[Start of DATASET SECTION]

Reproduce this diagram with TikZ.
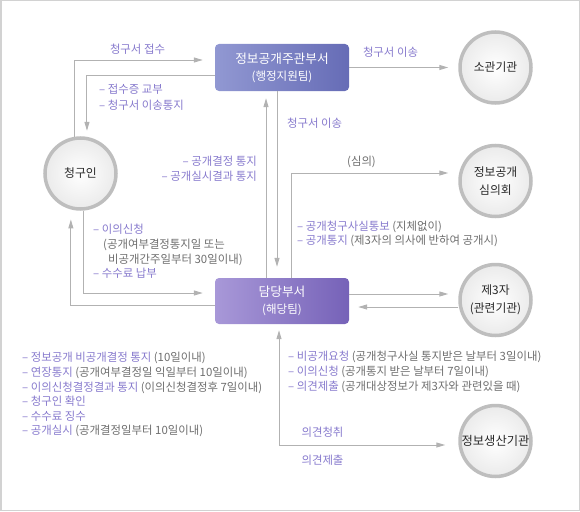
\documentclass[tikz,border=0pt]{standalone}
\usepackage{fontspec}
\setmainfont{Noto Sans CJK KR}
\usepackage{tikz}
\usetikzlibrary{arrows.meta,positioning,calc}
\definecolor{linegray}{RGB}{178,178,178}
\definecolor{labpurple}{RGB}{135,122,205}
\definecolor{labgray}{RGB}{110,110,110}
\definecolor{ringgray}{RGB}{190,190,190}
\definecolor{framegray}{RGB}{210,210,210}
\definecolor{mgrleft}{RGB}{145,152,210}
\definecolor{mgrright}{RGB}{102,108,182}
\definecolor{deptleft}{RGB}{168,152,216}
\definecolor{deptright}{RGB}{118,98,184}
\definecolor{nodetext}{RGB}{40,40,40}
\newcommand{\hlg}[1]{\textcolor{labgray}{#1}}

\begin{document}
\begin{tikzpicture}[
  x=1pt,y=-1pt,
  office/.style={rectangle,rounded corners=4pt,minimum width=134pt,minimum height=47pt,
                 align=center,text=white,font=\fontsize{12.7}{17}\selectfont},
  party/.style={circle,draw=ringgray,line width=3.5pt,minimum size=71pt,inner sep=0pt,
                inner color=white,outer color=gray!16,align=center,text=nodetext,
                font=\fontsize{11.8}{17.6}\selectfont},
  arrow/.style={-{Triangle[length=9pt,width=5pt]},linegray,line width=1pt},
  biarrow/.style={{Triangle[length=9pt,width=5pt]}-{Triangle[length=9pt,width=5pt]},linegray,line width=1pt},
  lab/.style={font=\fontsize{11.4}{14.6}\selectfont,inner sep=0pt,align=left,text=labpurple},
]
\useasboundingbox (0,0) rectangle (580,511);
\draw[framegray,line width=1.5pt] (0.75,0.75) rectangle (579.25,510.25);

% offices
\node[office,left color=mgrleft,right color=mgrright] (mgr) at (282,67.5)
  {정보공개주관부서\\{\fontsize{11.5}{17}\selectfont(행정지원팀)}};
\node[office,left color=deptleft,right color=deptright,minimum height=46pt] (dept) at (282,301)
  {담당부서\\{\fontsize{11.5}{17}\selectfont(해당팀)}};

% parties
\node[party] (req)   at (80.5,173.5) {청구인};
\node[party] (org)   at (495.5,67.5) {소관기관};
\node[party] (cmte)  at (495.5,181)  {정보공개\\심의회};
\node[party] (third) at (495.5,300)  {제3자\\(관련기관)};
\node[party,font=\fontsize{12.3}{17}\selectfont] (prod) at (495.5,441) {정보생산기관};

% connectors
\draw[arrow,shorten >=12pt] (req.100) |- ([yshift=7.5pt]mgr.west);
\draw[arrow,shorten >=6pt]  ([yshift=-7.5pt]mgr.west) -| (req.80);
\draw[arrow,shorten >=10pt] (mgr.east) -- (org.west);
\draw[arrow,shorten >=7pt]  ([xshift=-16pt]dept.north) -- ([xshift=-16pt]mgr.south);
\draw[arrow,shorten >=11pt] ([xshift=-5pt]mgr.south) -- ([xshift=-5pt]dept.north);
\draw[arrow,shorten >=10pt] ([xshift=9pt]dept.north) |- ([yshift=8pt]cmte.west);
\draw[arrow,shorten >=10pt] ([yshift=7pt]dept.east) -- ([yshift=6pt]third.west);
\draw[arrow,shorten >=9pt]  ([yshift=-7pt]third.west) -- ([yshift=-6pt]dept.east);
\draw[arrow,shorten >=12pt] (req.275) |- ([yshift=8pt]dept.west);
\draw[arrow,shorten >=10pt] ([yshift=-4pt]dept.west) -| (req.255);
\draw[biarrow,shorten <=6pt,shorten >=13pt] ([xshift=-3pt]dept.south) |- ([yshift=-4pt]prod.west);

% labels
\node[lab] (lbrecv) at (137.5,49) {청구서 접수};
\node[lab,anchor=west,font=\fontsize{11.4}{15.7}\selectfont] (lbissue) at (99,97)
  {– 접수증 교부\\– 청구서 이송통지};
\node[lab] (lbxfer) at (390.5,52) {청구서 이송};
\node[lab,anchor=west] (lbxferdown) at (287,123) {청구서 이송};
\node[lab,anchor=east,align=right] (lbnotice) at (257,169)
  {– 공개결정 통지\\– 공개실시결과 통지};
\node[lab,text=labgray] (lbreview) at (361.5,162) {(심의)};
\node[lab,anchor=west] (lbthird) at (297,234)
  {– 공개청구사실통보 \hlg{(지체없이)}\\– 공개통지 \hlg{(제3자의 의사에 반하여 공개시)}};
\node[lab,anchor=west] (lbobject) at (93,251.5)
  {– 이의신청\\\hspace*{10pt}\hlg{(공개여부결정통지일 또는}\\\hspace*{15pt}\hlg{비공개간주일부터 30일이내)}\\– 수수료 납부};
\node[lab,anchor=west] (lbdept) at (22,394.7)
  {– 정보공개 비공개결정 통지 \hlg{(10일이내)}\\
   – 연장통지 \hlg{(공개여부결정일 익일부터 10일이내)}\\
   – 이의신청결정결과 통지 \hlg{(이의신청결정후 7일이내)}\\
   – 청구인 확인\\
   – 수수료 징수\\
   – 공개실시 \hlg{(공개결정일부터 10일이내)}};
\node[lab,anchor=west,font=\fontsize{11.4}{15}\selectfont] (lbthirdreq) at (288,371.7)
  {– 비공개요청 \hlg{(공개청구사실 통지받은 날부터 3일이내)}\\
   – 이의신청 \hlg{(공개통지 받은 날부터 7일이내)}\\
   – 의견제출 \hlg{(공개대상정보가 제3자와 관련있을 때)}};
\node[lab] (lbhear)   at (322.5,432) {의견청취};
\node[lab] (lbsubmit) at (322.5,460) {의견제출};

\end{tikzpicture}
\end{document}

[End of DATASET SECTION]

### AIM OF THE EXERCISE
Leave out the pictures and repeat the lines from the start of the material through the line with "(prod) at (495.5,441)", inclusive.

### SOLVED PROBLEM
Reproduce this diagram with TikZ.
\documentclass[tikz,border=0pt]{standalone}
\usepackage{fontspec}
\setmainfont{Noto Sans CJK KR}
\usepackage{tikz}
\usetikzlibrary{arrows.meta,positioning,calc}
\definecolor{linegray}{RGB}{178,178,178}
\definecolor{labpurple}{RGB}{135,122,205}
\definecolor{labgray}{RGB}{110,110,110}
\definecolor{ringgray}{RGB}{190,190,190}
\definecolor{framegray}{RGB}{210,210,210}
\definecolor{mgrleft}{RGB}{145,152,210}
\definecolor{mgrright}{RGB}{102,108,182}
\definecolor{deptleft}{RGB}{168,152,216}
\definecolor{deptright}{RGB}{118,98,184}
\definecolor{nodetext}{RGB}{40,40,40}
\newcommand{\hlg}[1]{\textcolor{labgray}{#1}}

\begin{document}
\begin{tikzpicture}[
  x=1pt,y=-1pt,
  office/.style={rectangle,rounded corners=4pt,minimum width=134pt,minimum height=47pt,
                 align=center,text=white,font=\fontsize{12.7}{17}\selectfont},
  party/.style={circle,draw=ringgray,line width=3.5pt,minimum size=71pt,inner sep=0pt,
                inner color=white,outer color=gray!16,align=center,text=nodetext,
                font=\fontsize{11.8}{17.6}\selectfont},
  arrow/.style={-{Triangle[length=9pt,width=5pt]},linegray,line width=1pt},
  biarrow/.style={{Triangle[length=9pt,width=5pt]}-{Triangle[length=9pt,width=5pt]},linegray,line width=1pt},
  lab/.style={font=\fontsize{11.4}{14.6}\selectfont,inner sep=0pt,align=left,text=labpurple},
]
\useasboundingbox (0,0) rectangle (580,511);
\draw[framegray,line width=1.5pt] (0.75,0.75) rectangle (579.25,510.25);

% offices
\node[office,left color=mgrleft,right color=mgrright] (mgr) at (282,67.5)
  {정보공개주관부서\\{\fontsize{11.5}{17}\selectfont(행정지원팀)}};
\node[office,left color=deptleft,right color=deptright,minimum height=46pt] (dept) at (282,301)
  {담당부서\\{\fontsize{11.5}{17}\selectfont(해당팀)}};

% parties
\node[party] (req)   at (80.5,173.5) {청구인};
\node[party] (org)   at (495.5,67.5) {소관기관};
\node[party] (cmte)  at (495.5,181)  {정보공개\\심의회};
\node[party] (third) at (495.5,300)  {제3자\\(관련기관)};
\node[party,font=\fontsize{12.3}{17}\selectfont] (prod) at (495.5,441) {정보생산기관};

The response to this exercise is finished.